London’s financial services sector has suffered the largest drop in job vacancies in three years, a survey published by recruitment firm Morgan McKinley has shown.
The report found that the number of available jobs fell 52% in December. This marks a much sharper decline from the previous month-on-month decreases in 2016 and 2015, which hovered around the 30% mark.
Overall, jobs to market were down 37% from 2016 – a dramatic fall from the 16% year-on-year increase in December 2015.
“In December, the City is abuzz with holiday parties, not hiring, so a drop is to be expected, but for it to be such a seismic drop is alarming,” said Morgan McKinley operations director Hakan Enver.
The recruiting firm’s report also found a 30% decrease in job seekers in 2017.
“Brexit clobbered the City’s workforce in 2017,” said Mr Enver. “Anyone sticking it out into 2018 is in it for the long haul.”
The statistics come as another report, issued by Cambridge Econometrics and commissioned by Mayor of London Sadiq Khan, showed that a no-deal Brexit could cost the UK almost half a million jobs and around £50billion in reduced investment by 2030.
The survey analysed five possible outcomes of the Brexit negotiations.
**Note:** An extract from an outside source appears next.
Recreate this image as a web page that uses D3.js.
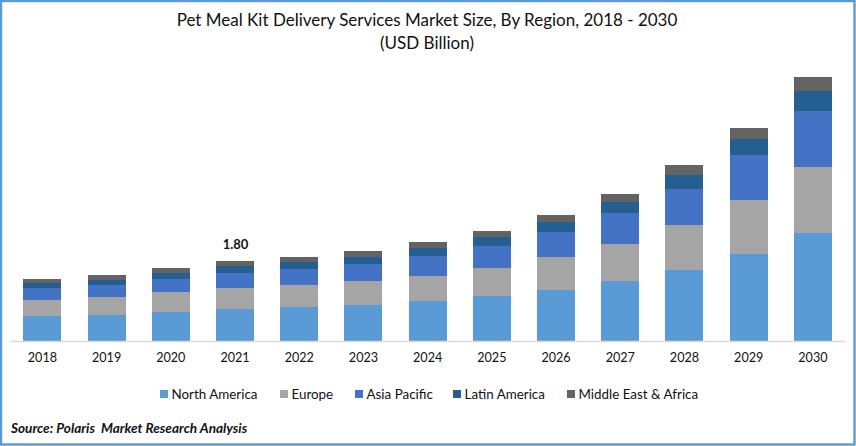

In the worst-case scenario London alone would suffer a loss of 87,000 jobs, with the UK experiencing a 10-year period of stunted growth.
“It is crucial the government understands the consequences of each scenario they’re considering with the EU,” Mr Khan said in an interview with BBC Radio 4’s Today show. “I want them to choose the best outcome for jobs, investment and economic output.”
The startling figures were announced just as Prime Minister Theresa May met with top City of London financiers to assure them that she will put financial services at the heart of a new trade deal with the EU.
The meeting, which included senior figures from big companies such as Goldman Sachs, HSBC, Santander, and JPMorgan Chase, marked the first formal talk between the PM and the financial services sector on Brexit.
Mrs May said she expected to secure a unique arrangement with the EU by March, in order to give companies enough time to transition to the new trading arrangements. Her confidence in achieving a special deal for the UK is in sharp contrast with the official public negotiation positions of senior EU officials.
All the while the UK economy remains largely at the mercy of Brexit talks.
“2017 was the year we were told we’d have an exit strategy and a transition plan: we have neither,” said Mr Enver.